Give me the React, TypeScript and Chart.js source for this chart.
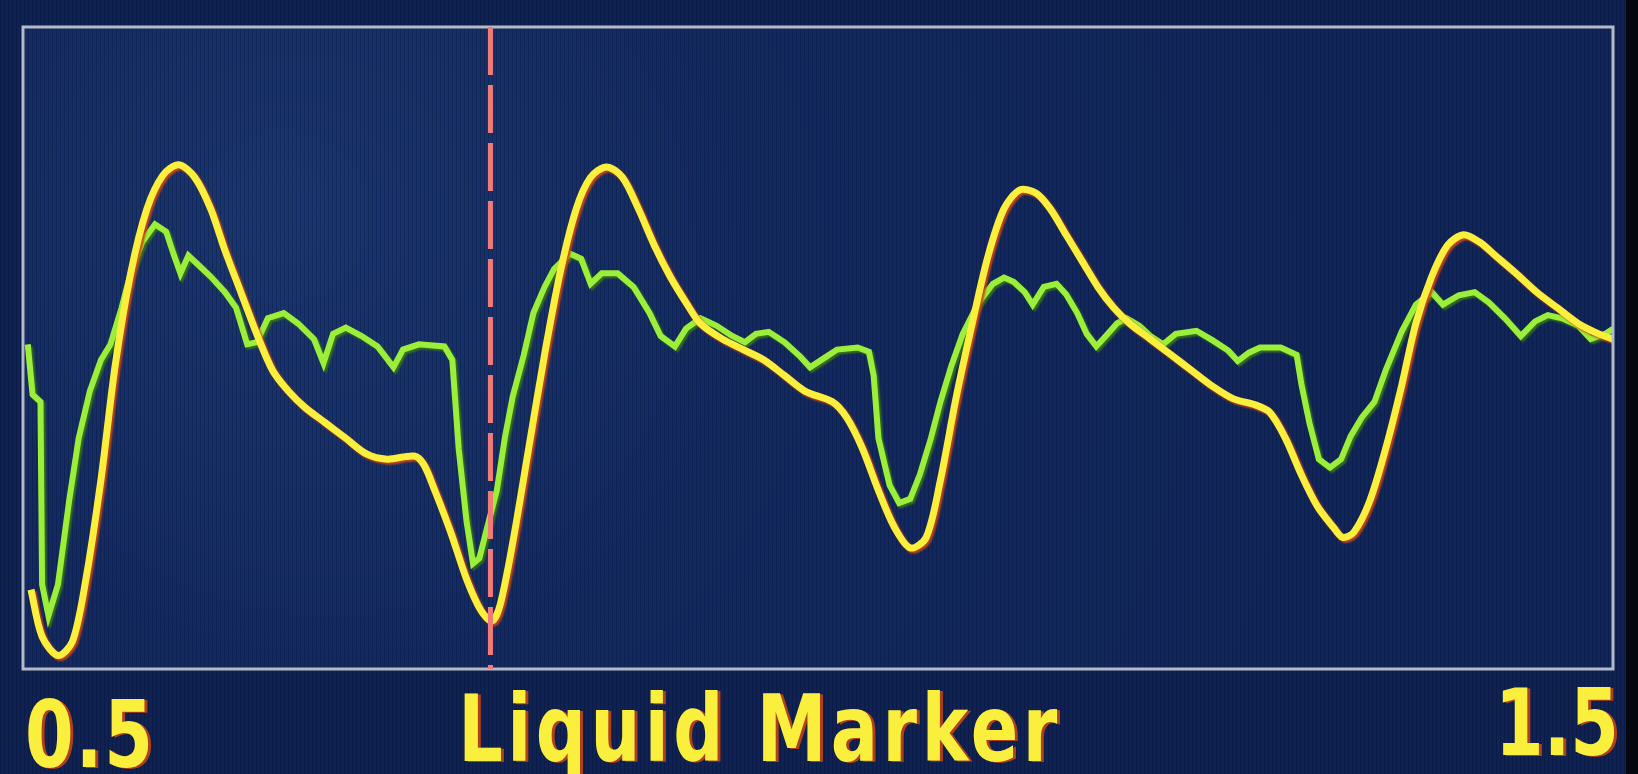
import { useEffect, useRef } from 'react';
import { Chart, registerables } from 'chart.js';

Chart.register(...registerables);

// Time axis in milliseconds (display shows seconds 0.5 … 1.5)
const xMin = 500;
const xMax = 1500;
const yMin = 0;
const yMax = 615;

const xTickLabels = ['0.5', '1.5'];
const axisTitle = 'Liquid Marker';
const markerTime = 794;

// Yellow trace
const yellowTime = [
  505, 512, 522, 531, 539, 549, 558, 568, 578, 588, 598, 608, 618, 627, 637, 647, 657, 667, 677, 690,
  703, 716, 729, 746, 752, 759, 769, 779, 788, 795, 800, 808, 818, 828, 838, 848, 857, 867, 877, 887,
  897, 907, 917, 926, 940, 953, 966, 979, 992, 1009, 1018, 1028, 1038, 1048, 1058, 1068, 1077, 1087, 1097, 1107,
  1117, 1127, 1137, 1146, 1156, 1166, 1176, 1186, 1196, 1209, 1222, 1235, 1248, 1261, 1275, 1284, 1294, 1304, 1314, 1324,
  1330, 1337, 1347, 1357, 1367, 1376, 1386, 1396, 1406, 1416, 1426, 1439, 1452, 1465, 1478, 1491, 1500,
];
const yellowLevel = [
  76, 31, 13, 26, 81, 181, 291, 381, 441, 473, 483, 471, 441, 401, 361, 321, 286, 266, 251, 236,
  221, 206, 201, 204, 196, 171, 131, 86, 56, 46, 61, 121, 211, 301, 381, 441, 471, 481, 471, 441,
  406, 376, 351, 331, 316, 306, 296, 281, 266, 256, 241, 211, 171, 136, 116, 126, 181, 261, 331, 396,
  441, 459, 456, 441, 416, 391, 366, 346, 331, 316, 301, 286, 271, 259, 253, 246, 221, 186, 156, 136,
  126, 131, 161, 211, 271, 331, 376, 406, 416, 409, 396, 379, 361, 346, 331, 321, 316,
];

// Green trace
const greenTime = [
  503, 506, 511, 512, 516, 522, 529, 535, 542, 549, 555, 562, 568, 575, 583, 590, 595, 599, 604, 611,
  618, 627, 634, 641, 647, 654, 664, 673, 683, 689, 695, 703, 713, 723, 733, 739, 749, 765, 770, 774,
  779, 783, 787, 792, 798, 803, 808, 815, 821, 828, 834, 844, 851, 857, 864, 874, 884, 894, 901, 910,
  917, 926, 936, 946, 954, 961, 969, 979, 989, 995, 1005, 1012, 1025, 1032, 1035, 1038, 1045, 1051, 1058, 1064,
  1071, 1077, 1084, 1091, 1101, 1110, 1117, 1123, 1130, 1135, 1142, 1150, 1156, 1163, 1169, 1175, 1181, 1188, 1194, 1202,
  1209, 1217, 1225, 1238, 1248, 1258, 1264, 1271, 1278, 1291, 1301, 1304, 1309, 1315, 1322, 1329, 1335, 1342, 1350, 1357,
  1367, 1376, 1386, 1393, 1403, 1413, 1422, 1432, 1442, 1451, 1459, 1468, 1478, 1486, 1495, 1500,
];
const greenLevel = [
  311, 263, 256, 81, 51, 81, 161, 221, 266, 296, 311, 346, 381, 409, 426, 419, 396, 379, 396, 386,
  376, 361, 346, 311, 313, 336, 341, 331, 316, 293, 321, 327, 319, 309, 289, 306, 311, 309, 296, 211,
  141, 101, 106, 136, 171, 221, 261, 301, 341, 366, 383, 398, 393, 369, 379, 379, 366, 341, 319, 309,
  326, 336, 329, 319, 313, 321, 323, 313, 299, 289, 299, 306, 308, 304, 281, 221, 176, 159, 163, 186,
  221, 256, 291, 321, 351, 369, 375, 371, 361, 349, 366, 369, 359, 341, 321, 309, 319, 331, 336, 329,
  319, 311, 321, 324, 315, 305, 295, 303, 308, 308, 301, 273, 236, 201, 193, 201, 223, 241, 256, 286,
  323, 349, 361, 349, 358, 361, 351, 336, 319, 333, 339, 336, 329, 316, 321, 326,
];

const YELLOW = '#fbef3e';
const GREEN = '#9bef3a';
const MARKER = '#f27a78';
const FRAME = '#b3bac9';

export default function App() {
  const canvasRef = useRef<HTMLCanvasElement | null>(null);

  useEffect(() => {
    document.body.style.margin = '0';
    document.body.style.background = '#0d2152';
    const canvas = canvasRef.current;
    if (!canvas) return;

    const backgroundPlugin = {
      id: 'scopeBackground',
      beforeDraw(chart: any) {
        const { ctx, width, height, chartArea } = chart;
        ctx.save();
        ctx.fillStyle = '#0e2253';
        ctx.fillRect(0, 0, width, height);
        const g = ctx.createRadialGradient(
          chartArea.left + 250, chartArea.top + 180, 20,
          chartArea.left + 400, chartArea.top + 300, 900
        );
        g.addColorStop(0, '#1a366f');
        g.addColorStop(0.45, '#122a61');
        g.addColorStop(1, '#10265b');
        ctx.fillStyle = g;
        ctx.fillRect(chartArea.left, chartArea.top, chartArea.right - chartArea.left, chartArea.bottom - chartArea.top);
        // faint scan stripes
        ctx.fillStyle = 'rgba(0,0,20,0.2)';
        for (let x = 0; x < width; x += 4) {
          ctx.fillRect(x, 0, 1, height);
        }
        // dark bezel on the right
        ctx.fillStyle = '#05070e';
        ctx.fillRect(width - 12, 0, 12, height);
        ctx.restore();
      },
      beforeDatasetDraw(chart: any, args: any) {
        const ctx = chart.ctx;
        ctx.save();
        if (args.index === 0) {
          ctx.shadowColor = 'rgba(200,70,20,0.95)';
        } else {
          ctx.shadowColor = 'rgba(60,120,20,0.9)';
        }
        ctx.shadowOffsetX = 2;
        ctx.shadowOffsetY = 2;
        ctx.shadowBlur = 2;
      },
      afterDatasetDraw(chart: any) {
        chart.ctx.restore();
      },
      afterDatasetsDraw(chart: any) {
        const { ctx, chartArea, scales } = chart;
        // frame
        ctx.save();
        ctx.strokeStyle = FRAME;
        ctx.lineWidth = 3;
        ctx.strokeRect(chartArea.left, chartArea.top, chartArea.right - chartArea.left, chartArea.bottom - chartArea.top);
        // dashed marker
        const mx = scales.x.getPixelForValue(markerTime);
        ctx.strokeStyle = MARKER;
        ctx.lineWidth = 5;
        ctx.setLineDash([48, 10]);
        ctx.beginPath();
        ctx.moveTo(mx, chartArea.top);
        ctx.lineTo(mx, chartArea.bottom);
        ctx.stroke();
        ctx.setLineDash([]);

        // labels
        const drawText = (text: string, x: number, baseline: number, align: CanvasTextAlign, spacing: number) => {
          ctx.save();
          ctx.translate(x, baseline);
          ctx.scale(1, 1.32);
          ctx.font = 'bold 70px "DejaVu Sans", sans-serif';
          (ctx as any).letterSpacing = spacing + 'px';
          ctx.textAlign = align;
          ctx.textBaseline = 'alphabetic';
          ctx.fillStyle = '#b0401a';
          ctx.fillText(text, 3, 1);
          ctx.fillStyle = YELLOW;
          ctx.fillText(text, 0, 0);
          ctx.restore();
        };
        drawText(xTickLabels[0], scales.x.getPixelForValue(xMin) + 2, 767, 'left', 2);
        drawText(xTickLabels[1], scales.x.getPixelForValue(xMax) + 6, 755, 'right', 0);
        drawText(axisTitle, 760, 761, 'center', 4.5);
        ctx.restore();
      },
    };

    const chart = new Chart(canvas, {
      type: 'line',
      data: {
        datasets: [
          {
            label: 'Yellow',
            data: yellowTime.map((t, i) => ({ x: t, y: yellowLevel[i] })),
            borderColor: YELLOW,
            borderWidth: 7,
            pointRadius: 0,
            tension: 0.3,
            fill: false,
          },
          {
            label: 'Green',
            data: greenTime.map((t, i) => ({ x: t, y: greenLevel[i] })),
            borderColor: GREEN,
            borderWidth: 6,
            pointRadius: 0,
            tension: 0,
            fill: false,
          },
        ],
      },
      options: {
        animation: false,
        responsive: false,
        maintainAspectRatio: false,
        layout: { padding: { left: 23, right: 25, top: 27, bottom: 105 } },
        plugins: {
          legend: { display: false },
          tooltip: { enabled: false },
          title: { display: false },
        },
        scales: {
          x: { type: 'linear', min: xMin, max: xMax, display: false },
          y: { type: 'linear', min: yMin, max: yMax, display: false },
        },
      },
      plugins: [backgroundPlugin],
    });

    return () => chart.destroy();
  }, []);

  return (
    <div style={{ position: 'fixed', left: 0, top: 0, width: 1638, height: 774 }}>
      <canvas ref={canvasRef} width={1638} height={774} style={{ width: 1638, height: 774, display: 'block' }} />
    </div>
  );
}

* AIM OF THE EXERCISE *
Write out again exactly the lines from the start of the data above through the line containing "const markerTime = 794;", inclusive, excluding any pictures.

* RESPONSE *
Give me the React, TypeScript and Chart.js source for this chart.
import { useEffect, useRef } from 'react';
import { Chart, registerables } from 'chart.js';

Chart.register(...registerables);

// Time axis in milliseconds (display shows seconds 0.5 … 1.5)
const xMin = 500;
const xMax = 1500;
const yMin = 0;
const yMax = 615;

const xTickLabels = ['0.5', '1.5'];
const axisTitle = 'Liquid Marker';
const markerTime = 794;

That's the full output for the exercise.